### Task to carry out
Skip the pictures. Set down, word for word, the lines from the start of the material up to and including the line with "XAxis, YAxis, Label".

### Stored data
##########

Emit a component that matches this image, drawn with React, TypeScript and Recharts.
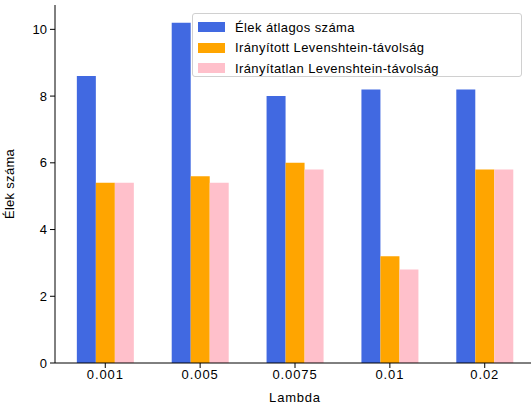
import { BarChart, Bar, XAxis, YAxis, Label } from "recharts";

const lambdas = ["0.001", "0.005", "0.0075", "0.01", "0.02"];
const avgEdges = [8.6, 10.2, 8.0, 8.2, 8.2];
const directedLev = [5.4, 5.6, 6.0, 3.2, 5.8];
const undirectedLev = [5.4, 5.4, 5.8, 2.8, 5.8];
const yTicks = [0, 2, 4, 6, 8, 10];

const seriesInfo = [
  { key: "avg", name: "Élek átlagos száma", color: "#4169E1" },
  { key: "dir", name: "Irányított Levenshtein-távolság", color: "#FFA500" },
  { key: "undir", name: "Irányítatlan Levenshtein-távolság", color: "#FFC0CB" },
];

const chartData = lambdas.map((l, i) => ({
  idx: i,
  lambda: l,
  avg: avgEdges[i],
  dir: directedLev[i],
  undir: undirectedLev[i],
}));

const font = "'Liberation Sans', Arial, sans-serif";
const tickStyle = { fill: "#000", fontSize: 13, fontFamily: font };
const xTickStyle = { ...tickStyle, letterSpacing: 0.9 };

function ChartLegend() {
  return (
    <div
      style={{
        position: "absolute",
        left: 192,
        top: 13,
        width: 330,
        height: 64,
        border: "1px solid #d0d0d0",
        borderRadius: 3,
        background: "rgba(255,255,255,0.8)",
        fontFamily: font,
        fontSize: 13,
        color: "#000",
        boxSizing: "border-box",
      }}
    >
      {seriesInfo.map((s, i) => (
        <div
          key={s.key}
          style={{
            position: "absolute",
            left: 5,
            top: 3 + i * 20.5,
            height: 20,
            display: "flex",
            alignItems: "center",
            whiteSpace: "nowrap",
          }}
        >
          <span
            style={{
              display: "inline-block",
              width: 27,
              height: 10,
              background: s.color,
              marginRight: 10,
            }}
          />
          <span style={{ letterSpacing: 0.4 }}>{s.name}</span>
        </div>
      ))}
    </div>
  );
}

export default function App() {
  return (
    <div
      style={{
        position: "absolute",
        left: 0,
        top: 0,
        width: 531,
        height: 407,
        overflow: "hidden",
        background: "#fff",
      }}
    >
      <BarChart
        width={540}
        height={407}
        data={chartData}
        margin={{ top: 5, right: 5, left: 0, bottom: 0 }}
        barGap={0}
        barSize={19}
      >
        <XAxis
          dataKey="idx"
          type="number"
          domain={[-0.53, 4.53]}
          ticks={[0, 1, 2, 3, 4]}
          tickFormatter={(v: number) => lambdas[v] ?? ""}
          allowDataOverflow
          height={44}
          tickSize={5}
          tickMargin={2}
          tick={xTickStyle}
          axisLine={{ stroke: "#000", strokeWidth: 1 }}
          tickLine={{ stroke: "#000" }}
        >
          <Label
            value="Lambda"
            position="insideBottom"
            offset={5}
            style={{ fill: "#000", fontSize: 13, fontFamily: font, letterSpacing: 0.8 }}
          />
        </XAxis>
        <XAxis
          xAxisId="top"
          dataKey="idx"
          type="number"
          orientation="top"
          domain={[-0.53, 4.53]}
          allowDataOverflow
          height={0}
          tick={false}
          tickLine={false}
          axisLine={{ stroke: "#000", strokeWidth: 1 }}
        />
        <YAxis
          width={55}
          domain={[0, 10.73]}
          ticks={yTicks}
          allowDataOverflow
          tickSize={5}
          tickMargin={3}
          tick={tickStyle}
          axisLine={{ stroke: "#000", strokeWidth: 1 }}
          tickLine={{ stroke: "#000" }}
        >
          <Label
            content={({ viewBox }: any) => {
              const cy = viewBox.y + viewBox.height / 2;
              return (
                <text
                  x={14}
                  y={cy}
                  transform={`rotate(-90 14 ${cy})`}
                  textAnchor="middle"
                  fill="#000"
                  fontSize={13}
                  fontFamily={font}
                  letterSpacing={0.3}
                >
                  Élek száma
                </text>
              );
            }}
          />
        </YAxis>
        {seriesInfo.map((s) => (
          <Bar
            key={s.key}
            dataKey={s.key}
            name={s.name}
            fill={s.color}
            isAnimationActive={false}
          />
        ))}
      </BarChart>
      <ChartLegend />
    </div>
  );
}
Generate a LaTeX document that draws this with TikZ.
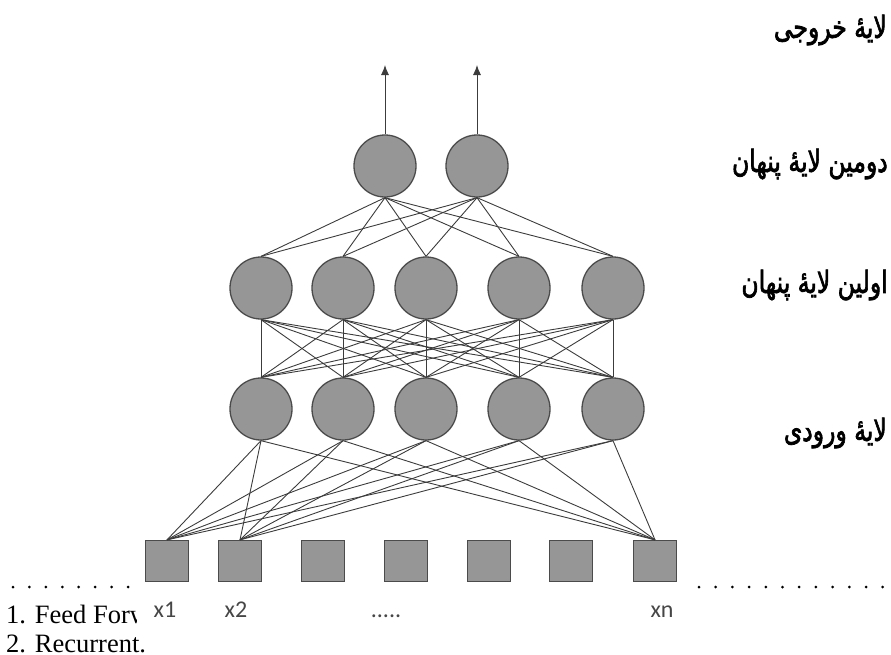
\documentclass[tikz,border=0pt]{standalone}
\usepackage{fontspec}
\setmainfont{Liberation Serif}
\newfontfamily\arabicfont[Script=Arabic,FakeBold=2.5]{DejaVu Sans}
\newfontfamily\labfont{Carlito}
\TeXXeTstate=1
\usetikzlibrary{arrows.meta}
\definecolor{nodefill}{RGB}{150,150,150}
\definecolor{nodeline}{RGB}{75,75,75}
\definecolor{wirecol}{RGB}{60,60,60}
\definecolor{labgray}{RGB}{70,70,70}
\newcommand{\faLabel}[1]{\scalebox{1}[1.3]{\arabicfont\fontsize{23.5}{26}\selectfont\beginR #1\endR}}
\begin{document}
\begin{tikzpicture}[x=1pt,y=-1pt,
 neuron/.style={circle,draw=nodeline,fill=nodefill,line width=1.3pt,minimum size=62pt,inner sep=0},
 unit/.style={rectangle,draw=nodeline,fill=nodefill,line width=1.3pt,minimum width=43pt,minimum height=41pt,inner sep=0},
 wire/.style={draw=wirecol,line width=0.9pt},
 layerlab/.style={anchor=east,inner sep=0},
 xlab/.style={anchor=base,inner sep=0,text=labgray,font=\labfont\fontsize{24}{28}\selectfont},
 note/.style={anchor=base west,inner sep=0,font=\fontsize{26.5}{30}\selectfont}
]
\useasboundingbox (0,0) rectangle (891,654);

% output layer
\node[neuron] (o1) at (385,166) {};
\node[neuron] (o2) at (477,166) {};
\coordinate (t1) at (385,65);
\coordinate (t2) at (477,65);
\draw[wire,-{Latex[length=10pt,width=8pt]}] (o1.north) -- (t1);
\draw[wire,-{Latex[length=10pt,width=8pt]}] (o2.north) -- (t2);

% hidden / input circles
\foreach \j/\x in {1/261,2/343,3/426,4/519,5/613}{
  \node[neuron] (h\j) at (\x,288) {};
  \node[neuron] (i\j) at (\x,409) {};
}
% squares
\foreach \j/\x in {1/167,2/240,3/323,4/406,5/489,6/571,7/655}{
  \node[unit] (s\j) at (\x,561) {};
}

% wires
\foreach \a in {1,2}{\foreach \b in {1,...,5}{\draw[wire] (o\a.south) -- (h\b.north);}}
\foreach \a in {1,...,5}{\foreach \b in {1,...,5}{\draw[wire] (h\a.south) -- (i\b.north);}}
\foreach \a in {1,...,5}{\foreach \b in {1,2,7}{\draw[wire] (i\a.south) -- (s\b.north);}}

% input labels
\node[xlab] (l1) at (165,617) {x1};
\node[xlab] (l2) at (236,617) {x2};
\node[xlab] (l3) at (386,617) {.....};
\node[xlab] (l7) at (662,617) {xn};

% layer labels
\node[layerlab] (a1) at (887,30) {\faLabel{لایهٔ خروجی}};
\node[layerlab] (a2) at (888,164) {\faLabel{دومین لایهٔ پنهان}};
\node[layerlab] (a3) at (888,285) {\faLabel{اولین لایهٔ پنهان}};
\node[layerlab] (a4) at (887,433) {\faLabel{لایهٔ ورودی}};

% dotted rule
\foreach \k in {0,...,7}{\fill (13+16.43*\k,587) circle (1.5);}
\foreach \k in {0,...,11}{\fill (699+16.7*\k,587) circle (1.5);}

% bottom text
\begin{scope}
\clip (0,595) rectangle (136,632);
\node[note] (ff) at (6,623) {1. Feed Forw};
\end{scope}
\node[note] (rec) at (6,652) {2. Recurrent.};
\end{tikzpicture}
\end{document}
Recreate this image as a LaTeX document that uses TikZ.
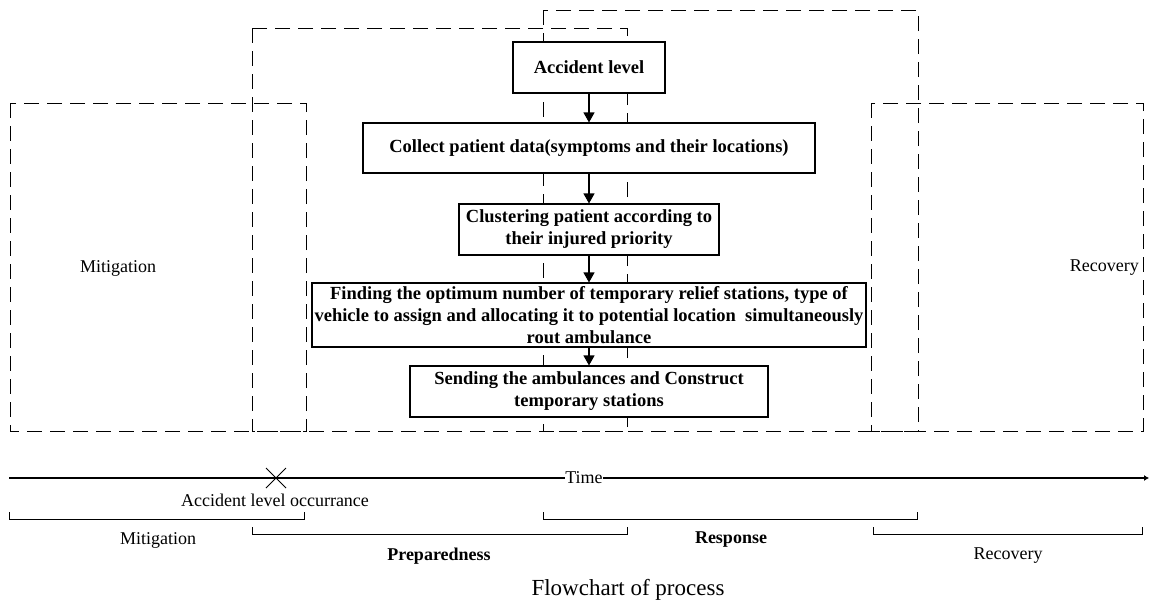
\documentclass[tikz,border=0pt]{standalone}
\usepackage{fontspec}
\setmainfont{Liberation Serif}
\usetikzlibrary{arrows.meta,calc}
\tikzset{
  phase/.style={draw=black, line width=1pt, dash pattern=on 15pt off 8pt},
  stepbox/.style={draw=black, fill=white, line width=1.1pt, align=center, inner sep=2pt,
    font=\fontsize{18.5}{22}\selectfont\bfseries},
  flow/.style={-{Triangle[length=10pt,width=11pt]}, line width=1.1pt},
  lbl/.style={font=\fontsize{18}{22}\selectfont, inner sep=1pt},
  blbl/.style={font=\fontsize{18}{22}\selectfont\bfseries, inner sep=1pt},
  brk/.style={line width=1pt},
}
\begin{document}
\begin{tikzpicture}[x=1pt,y=-1pt]
\useasboundingbox (0,0) rectangle (1150,605);
% phase boxes
\draw[phase] (10,103) rectangle (306,431);
\draw[phase] (252,28) rectangle (627,431);
\draw[phase] (543,10) rectangle (918,431);
\draw[phase] (871,103) rectangle (1143,431);
\node[lbl] (mitbox) at (118,268) {Mitigation};
\node[lbl, anchor=east] (recbox) at (1140,268) {Recovery};
% flow
\node[stepbox, minimum width=152pt, minimum height=51pt] (acc) at (589,67.5) {Accident level};
\node[stepbox, minimum width=452pt, minimum height=50pt] (col) at (589,148) {Collect patient data(symptoms and their locations)};
\node[stepbox, minimum width=260pt, minimum height=51pt] (clu) at (589,229.5) {Clustering patient according to\\their injured priority};
\node[stepbox, minimum width=554pt, minimum height=64pt, inner sep=0pt] (fin) at (589,315) {Finding the optimum number of temporary relief stations, type of\\vehicle to assign and allocating it to potential location~ simultaneously\\rout ambulance};
\node[stepbox, minimum width=358pt, minimum height=51pt] (sen) at (589,391.5) {Sending the ambulances and Construct\\temporary stations};
\draw[flow] (acc) -- (col);
\draw[flow] (col) -- (clu);
\draw[flow] (clu) -- (fin);
\draw[flow] (fin) -- (sen);
% timeline
\coordinate (tstart) at (9,478);
\coordinate (tend) at (1149,478);
\draw[line width=1.1pt, -{Latex[length=5pt,width=6pt]}] (tstart) -- (tend);
\node[lbl, fill=white, inner sep=0pt] (time) at (584,478) {Time};
\coordinate (occ) at (276,478);
\draw[line width=1pt] ($(occ)+(-10,-10)$) -- ($(occ)+(10,10)$);
\draw[line width=1pt] ($(occ)+(-10,10)$) -- ($(occ)+(10,-10)$);
\node[lbl] (occlbl) at (275,500) {Accident level occurrance};
% brackets
\draw[brk] (9,512) -- (9,519) -- (304,519) -- (304,512);
\draw[brk] (252,527) -- (252,534) -- (627,534) -- (627,527);
\draw[brk] (543,512) -- (543,519) -- (917,519) -- (917,512);
\draw[brk] (873,527) -- (873,534) -- (1142,534) -- (1142,527);
\node[lbl] (mit) at (158,540) {Mitigation};
\node[blbl] (pre) at (439,556) {Preparedness};
\node[blbl] (res) at (731,540) {Response};
\node[lbl] (rec) at (1008,556) {Recovery};
\node[font=\fontsize{23}{27}\selectfont] (cap) at (628,590) {Flowchart of process};
\end{tikzpicture}
\end{document}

##########

### Expected answer
Emit a component that matches this image, drawn with React, TypeScript and Recharts.
import { BarChart, Bar, XAxis, YAxis, Label } from "recharts";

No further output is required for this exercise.